Sempill, William Francis Forbes 1893 - 1965

Nationality:
British

(1893-1965) 19th Lord Sempill, engineer, aviator

William Francis Forbes-Sempill was born on the 24th September 1893 at Devonport. He was educated at Eton College and from 1910 to 1913 he was an engineering apprentice in the workshops of Rolls-Royce Ltd at Derby. At the outbreak of war in 1914 Sempill joined the Royal Flying Corps (RFC) as an engineer second-lieutenant at Farnborough, and learned to fly at the Central Flying School at Upavon. In 1916 he transferred to the Royal Naval Air Service as flight commander, and on 1 April 1918 to the newly formed Royal Air Force as a lieutenant-colonel. He was then promoted colonel. He retired from the RAF in June 1919.

In June 1918 Sempill went as a personal assistant and advisor to Sir Sefton Brancker and Sir Henry Fowler on a royal aircraft commission to the United States. This stood him in great stead, as in 1921 he was invited to lead a technical mission to Japan to set up an imperial Japanese naval air service. Sempill's success in Japan led to his being invited to head similar missions successively to Greece, Sweden, Norway, Chile, Brazil, and Argentina and to be awarded numerous foreign decorations. Back in England in 1924 Sempill began twelve years of enthusiastic flying as an unofficial ambassador for British aviation at home and overseas. Flying a succession of light aeroplanes he competed—without success—in the king's cup air races of every year from 1924 to 1930.

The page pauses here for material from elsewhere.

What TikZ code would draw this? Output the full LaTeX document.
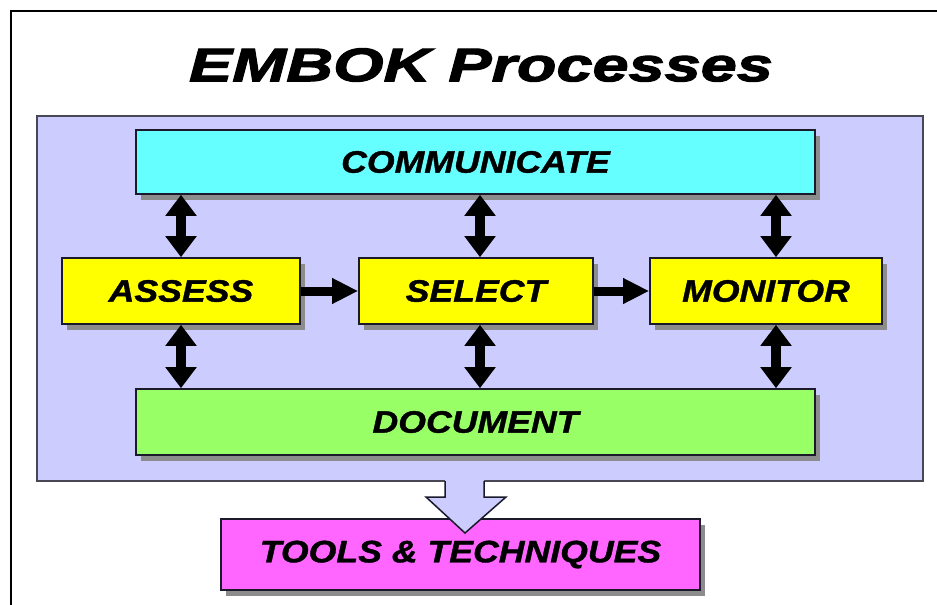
\documentclass[tikz,border=0pt]{standalone}
\usepackage{fontspec}
\setmainfont{Liberation Sans}
\newfontfamily\lblfont[FakeStretch=1.15,BoldItalicFeatures={FakeBold=1.2}]{Liberation Sans}
\newfontfamily\ttlfont[FakeStretch=1.38,BoldItalicFeatures={FakeBold=2.5}]{Liberation Sans}
\usetikzlibrary{arrows.meta,shadows}
\definecolor{lav}{HTML}{CCCCFF}
\definecolor{cyanbox}{HTML}{66FFFF}
\definecolor{yelbox}{HTML}{FFFF00}
\definecolor{grnbox}{HTML}{99FF66}
\definecolor{magbox}{HTML}{FF66FF}
\definecolor{edge}{HTML}{1A1A2A}
\tikzset{
  procbox/.style={draw=edge, line width=1.6pt, inner sep=0pt,
    minimum height=66pt,
    drop shadow={shadow xshift=5pt, shadow yshift=-6pt, fill=black!45, opacity=1},
    font=\lblfont\bfseries\itshape\fontsize{31}{36}\selectfont},
  bgbox/.style={draw=edge!80, line width=1.4pt, fill=lav, inner sep=0pt},
  dblarrow/.style={line width=10pt, {Triangle[width=30pt,length=21pt]}-{Triangle[width=30pt,length=21pt]}},
  fwdarrow/.style={line width=9pt, -{Triangle[width=24pt,length=26pt]}},
}
\begin{document}
\begin{tikzpicture}[x=1pt,y=-1pt]
\useasboundingbox (0,0) rectangle (937,605);
\fill[white] (0,0) rectangle (937,605);
% outer frame (runs off the right and bottom edges)
\draw[line width=2.2pt, black] (11,605) -- (11,11) -- (937,11);

% title
\node (title) at (481,65) {\ttlfont\bfseries\itshape\fontsize{47}{52}\selectfont EMBOK Processes};

% lavender process area
\node[bgbox, minimum width=886pt, minimum height=365pt] (bg) at (480,298.5) {};

% process boxes
\node[procbox, fill=cyanbox, minimum width=679pt, minimum height=64pt] (comm) at (475.5,162) {COMMUNICATE};
\node[procbox, fill=yelbox, minimum width=238pt] (assess) at (181,291) {ASSESS};
\node[procbox, fill=yelbox, minimum width=234pt] (select) at (476,291) {SELECT};
\node[procbox, fill=yelbox, minimum width=232pt] (monitor) at (766,291) {MONITOR};
\node[procbox, fill=grnbox, minimum width=679pt] (doc) at (475.5,422) {DOCUMENT};

% two-way links between the process boxes
\draw[dblarrow] (assess.north |- comm.south) -- (assess.north);
\draw[dblarrow] ([xshift=4pt]select.north |- comm.south) -- ([xshift=4pt]select.north);
\draw[dblarrow] ([xshift=10pt]monitor.north |- comm.south) -- ([xshift=10pt]monitor.north);
\draw[dblarrow] (assess.south) -- (assess.south |- doc.north);
\draw[dblarrow] ([xshift=4pt]select.south) -- ([xshift=4pt]select.south |- doc.north);
\draw[dblarrow] ([xshift=10pt]monitor.south) -- ([xshift=10pt]monitor.south |- doc.north);

% forward flow
\draw[fwdarrow] (assess.east) -- (select.west);
\draw[fwdarrow] (select.east) -- (monitor.west);

% tools box
\node[procbox, fill=magbox, minimum width=479pt, minimum height=71pt] (tools) at (460.5,554.5) {TOOLS \& TECHNIQUES};

% hollow block arrow from the process area down to the tools box
\fill[lav] (445,478.5) -- (445,497) -- (426,497) -- (465,533) -- (506,497) -- (484,497) -- (484,478.5) -- cycle;
\draw[edge, line width=1.5pt, line join=miter] (445,481) -- (445,497) -- (426,497) -- (465,533) -- (506,497) -- (484,497) -- (484,481);
\end{tikzpicture}
\end{document}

Sempill had joined the Royal Aeronautical Society in 1917; in 1926 he was elected chairman of its council, and from 1927 until 1930 he was the society's president. Sempill was active in numerous other aeronautical interests—on the Aeronautical Research Council, on the councils of the Air League and the Navy League, as deputy chairman, and then chairman, of the London chamber of commerce between 1931 and 1935, as president of the British Gliding Association from 1933 to 1942, and as president of the Institution of Production Engineers from 1935 to 1937

Sempill succeeded his father as Lord Sempill on 28 February 1934, and was a representative peer for Scotland from 1935 to 1963. He re-joined the naval air service in 1939 and retired in 1941. He died in Edinburgh on 30 December 1965 and was succeeded by his eldest daughter, Ann Moira (1920–1995).